Solar Park Stakeout Survey Using Total Station in Gujarat
A solar park does not get built post by post at random. Every mounting structure has to land exactly where the design drawing says it should, across an area large enough that walking from one end to the other takes real time. That precision requirement is what brought a total station stakeout project our way at a large solar park site in Gujarat.
Our scope was narrow and specific: stake out the exact ground position for every solar panel mounting post across the site, so the construction crew could later fix posts and panels on marked, verified coordinates. No design work, no panel installation, just the coordinate accuracy that everything downstream depends on.
Why a large flat site still gets complicated
The ground itself was not the challenge here. It was flat, open, and easy to walk. The challenge was simply scale. A solar park spans a large area, and a total station only holds its accuracy within a certain range from where it is set up. Cover enough ground, and the instrument has to be relocated repeatedly, each shift adding setup time and a fresh round of station verification before staking resumes.
Total Station Operator
Loads design coordinates into the instrument and directs the prism holder toward the exact point using left, right, forward, back instructions until the position matches the drawing.
Prism Holding Assistant
Carries the prism pole across the site, adjusting position in small increments based on the operator's live instructions until the reading confirms an exact match.
Site Helper
Marks the confirmed point on the ground once the operator signals a match, and keeps the working area clear so the team can move efficiently between posts.
How each post gets staked, step by step
Load the next design coordinate onto the total station
Direct the prism holder toward the theoretical point
Fine tune position until reading confirms exact match
Helper marks the confirmed point on the ground
Team moves to the next post; station relocated as needed
Field note: On a site this large, station relocations were frequent, not occasional. Each move meant re-establishing the setup before staking could resume, which is where a large solar park eats time compared to a small, compact plot.

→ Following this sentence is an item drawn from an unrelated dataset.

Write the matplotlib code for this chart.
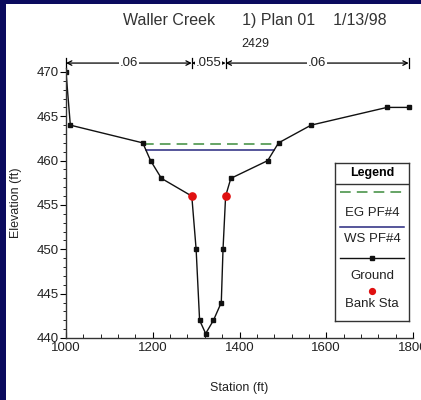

Holding a 5mm tolerance across an entire park
The client's accuracy requirement for this project was tight: up to 5mm tolerance on post positioning. That number matters more than it sounds. Solar mounting structures are engineered to a specific geometry, and posts placed even slightly off their marked coordinate can throw off panel alignment down the line. A total station, used correctly with a competent operator and a steady prism holder, is built exactly for this kind of precision work over open, unobstructed ground.
Watch the stakeout in action
This short clip captures the full rhythm of the work, from coordinate loading to marking, across the solar park site.
For projects at this scale, stakeout is only one piece of the picture. Larger solar developments often pair total station stakeout with a full drone survey for site planning and progress monitoring, giving both the ground level precision and the wider aerial context in one engagement. The instrument itself, and why it still outperforms other methods for point precision over open terrain, is covered in more depth on our total station technology page.
By the time the crew for this site moved in to fix posts and mount panels, every coordinate on the ground had already been verified against the drawing. That is the quiet, unglamorous part of solar park construction that determines whether the rest of the build goes smoothly or turns into a string of on site corrections.